Wind generation has developed quickly during recent years. Mainly this development has taken place on land. However, the best wind potential is at sea at high latitudes in both the Northern and Southern hemispheres.
To build on land is the easiest, but the disadvantage is the wind blows for shorter intervals on land making the energy per installed kW lower. Another problem with land based wind power is lack of space and protests from the residents near the turbines. A lot of effort is being put into finding methods to build wind power at sea. As explained earlier, the potential of wind is huge and most of that potential is at sea. Link.
Today the total installed electric generation of European generators is 700 GW.
Read more about the plans by the EU for land and sea- based wind power of 300 GW in total by the year 2030. This would mean a considerable addition to the EU’s generation capacity.

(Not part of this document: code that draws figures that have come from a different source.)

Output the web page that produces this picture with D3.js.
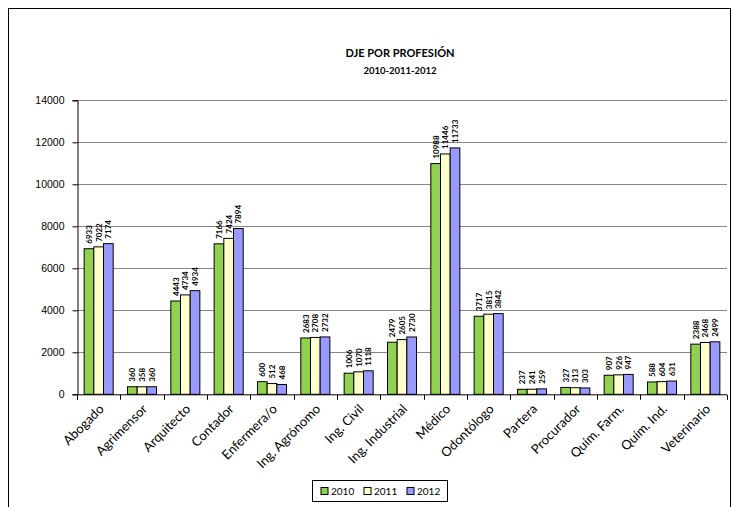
<!DOCTYPE html>
<html>
<head>
<meta charset="utf-8">
<script src="https://cdn.jsdelivr.net/npm/d3@7"></script>
<style>
  html, body { margin: 0; padding: 0; background: #fff; }
  svg { display: block; font-family: Lato, "Open Sans", sans-serif; }
</style>
</head>
<body>
<svg id="chart" width="733" height="507"></svg>
<script>
// Professions and yearly counts
const categories = ["Abogado", "Agrimensor", "Arquitecto", "Contador", "Enfermera/o",
  "Ing. Agrónomo", "Ing. Civil", "Ing. Industrial", "Médico", "Odontólogo",
  "Partera", "Procurador", "Quím. Farm.", "Quím. Ind.", "Veterinario"];
const years = ["2010", "2011", "2012"];
const values2010 = [6933, 360, 4443, 7166, 600, 2683, 1006, 2479, 10988, 3717, 237, 327, 907, 588, 2388];
const values2011 = [7022, 358, 4734, 7424, 512, 2708, 1070, 2605, 11446, 3815, 241, 313, 926, 604, 2468];
const values2012 = [7174, 360, 4934, 7894, 468, 2732, 1118, 2730, 11733, 3842, 259, 303, 947, 631, 2499];
const yTicks = [0, 2000, 4000, 6000, 8000, 10000, 12000, 14000];
const colors = ["#92D050", "#FFFFCC", "#9999FF"];

const series = [values2010, values2011, values2012];
const svg = d3.select("#chart");

// outer chart frame
svg.append("rect").attr("x", 8.5).attr("y", 8.5).attr("width", 722).attr("height", 520)
  .attr("fill", "none").attr("stroke", "#000").attr("stroke-width", 1);

const m = { left: 77, right: 727, top: 100.3, bottom: 394.3 };
const x = d3.scaleBand().domain(categories).range([m.left, m.right]).paddingInner(0.33).paddingOuter(0.165);
const x1 = d3.scaleBand().domain(years).range([0, x.bandwidth()]);
const y = d3.scaleLinear().domain([0, 14000]).range([m.bottom, m.top]);

// gridlines
svg.append("g").selectAll("line").data(yTicks.filter(d => d > 0)).join("line")
  .attr("x1", m.left).attr("x2", m.right)
  .attr("y1", d => Math.round(y(d)) + 0.5).attr("y2", d => Math.round(y(d)) + 0.5)
  .attr("stroke", "#888").attr("stroke-width", 1);

// y axis
const yAxis = svg.append("g").attr("transform", `translate(${m.left + 0.5},0)`)
  .call(d3.axisLeft(y).tickValues(yTicks).tickSize(5).tickPadding(8).tickFormat(d3.format("d")));
yAxis.selectAll("text").attr("font-size", 10.5).attr("fill", "#000");
yAxis.selectAll("line, path").attr("stroke", "#000");

// bars
const groups = svg.append("g").selectAll("g").data(categories).join("g")
  .attr("transform", d => `translate(${x(d)},0)`);
groups.selectAll("rect").data((d, i) => years.map((yr, k) => ({ yr, k, v: series[k][i] }))).join("rect")
  .attr("x", d => x1(d.yr))
  .attr("y", d => y(d.v))
  .attr("width", x1.bandwidth())
  .attr("height", d => y(0) - y(d.v))
  .attr("fill", d => colors[d.k])
  .attr("stroke", "#000").attr("stroke-width", 1);

// value labels
groups.selectAll("text").data((d, i) => years.map((yr, k) => ({ yr, k, v: series[k][i] }))).join("text")
  .attr("transform", d => `translate(${x1(d.yr) + x1.bandwidth() / 2 + 3},${y(d.v) - 5}) rotate(-90)`)
  .attr("font-size", 8).attr("font-weight", "bold").attr("fill", "#000")
  .text(d => d.v);

// x axis
const xAxisG = svg.append("g").attr("transform", `translate(0,${m.bottom + 0.5})`);
xAxisG.append("line").attr("x1", m.left).attr("x2", m.right).attr("stroke", "#000");
const bounds = d3.range(categories.length + 1).map(i => m.left + i * (m.right - m.left) / categories.length);
xAxisG.selectAll("line.t").data(bounds).join("line").attr("class", "t")
  .attr("x1", d => Math.round(d) + 0.5).attr("x2", d => Math.round(d) + 0.5)
  .attr("y1", 0).attr("y2", 5).attr("stroke", "#000");
xAxisG.selectAll("text").data(categories).join("text")
  .attr("transform", d => `translate(${x(d) + x.bandwidth() / 2 + 6},${15}) rotate(-45)`)
  .attr("text-anchor", "end").attr("font-size", 13).attr("fill", "#000")
  .text(d => d);

// title
svg.append("text").attr("x", 400).attr("y", 57).attr("text-anchor", "middle")
  .attr("font-size", 11).attr("font-weight", "bold").text("DJE POR PROFESIÓN");
svg.append("text").attr("x", 400).attr("y", 74).attr("text-anchor", "middle")
  .attr("font-size", 9.5).attr("font-weight", "bold").text("2010-2011-2012");

// legend
const lg = svg.append("g").attr("transform", "translate(312.5,480.5)");
lg.append("rect").attr("width", 135).attr("height", 21).attr("fill", "#fff").attr("stroke", "#000");
const items = lg.selectAll("g").data(years).join("g")
  .attr("transform", (d, i) => `translate(${8.5 + i * 43},7)`);
items.append("rect").attr("width", 7).attr("height", 7)
  .attr("fill", (d, i) => colors[i]).attr("stroke", "#000");
items.append("text").attr("x", 10).attr("y", 7.5).attr("font-size", 10).text(d => d);
</script>
</body>
</html>
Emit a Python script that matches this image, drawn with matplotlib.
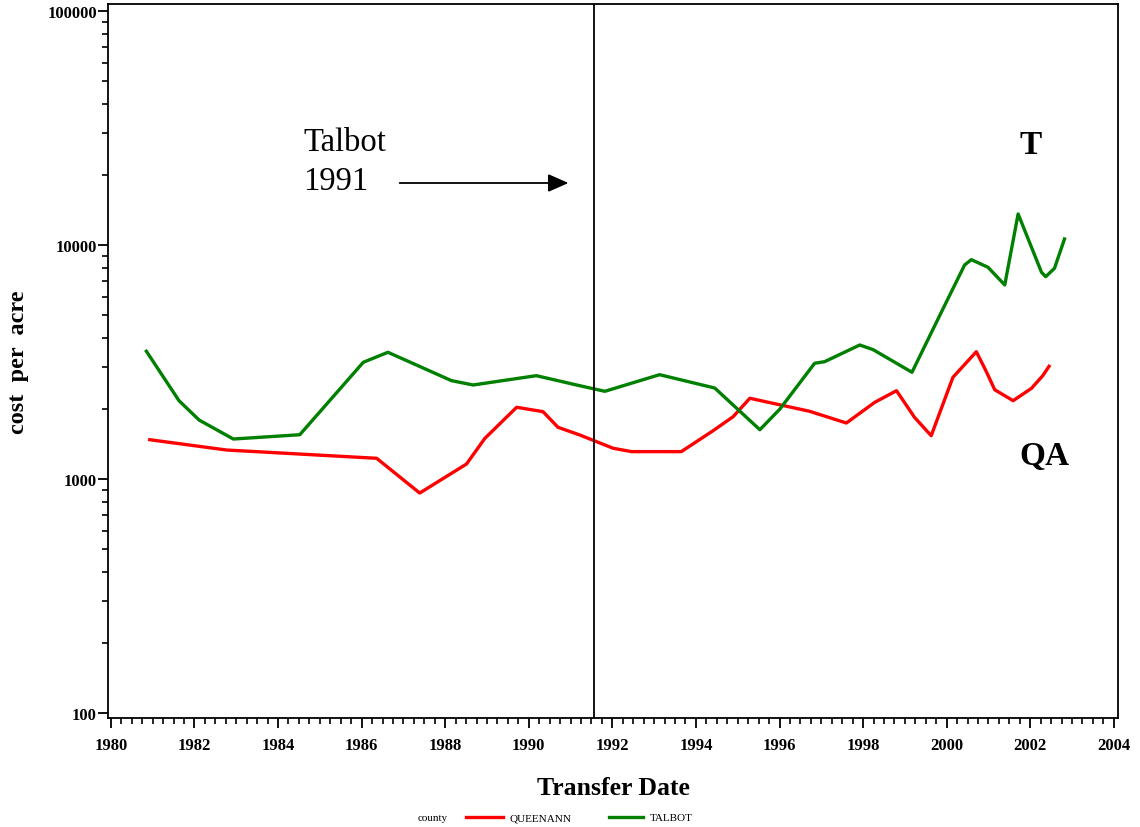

Solar energy has tremendous potential. What is interesting for solar power generation is how much is generated per month with the least disruption. This is beneficial as electric energy cannot be stored easily over longer periods.
One might think that solar generation would be better the closer you are to the equator, but due to clouds the best conditions for solar generation is in the deserts around the Tropic of Cancer and the Tropic of Capricorn at approximately 22 degrees north and 22 degrees south respectively. Link.
In order for these areas to be utilised new methods of transmission of energy are needed, as the distance from the deserts to the population centres are normally large. Fortunately, recent developments in High Voltage Direct Current, HVDC, make this possible.
For Europe and Northern Africa the Sahara desert is an enormous potential power source. Only 18,000 km2 of the Sahara desert needs to be covered by solar concentrating mirrors to supply all of Europe with electricity. The technology that already exists today heats oil by concentrating mirrors and then heats water that is fed into ordinary steam turbines.
As the Sahara desert has a surface of nine million km2 only 0.2 per cent of the desert’s surface is needed for electricity generation. In comparison one can look at the surface that is covered with asphalt on all Europe’s roads. This area is around 30,000 km2. To provide all the energy required in the world today an area of 650,000 km2 of desert would be needed. If we consider the area of all existing dams in the world, this area is around 400,000 km2. These dams, however, only supply a fraction of the world energy.
Solar energy has the added advantage that heat storage units (molten salt) can be charged during daytime to be used during the nights or when there are not enough hours of sunlight.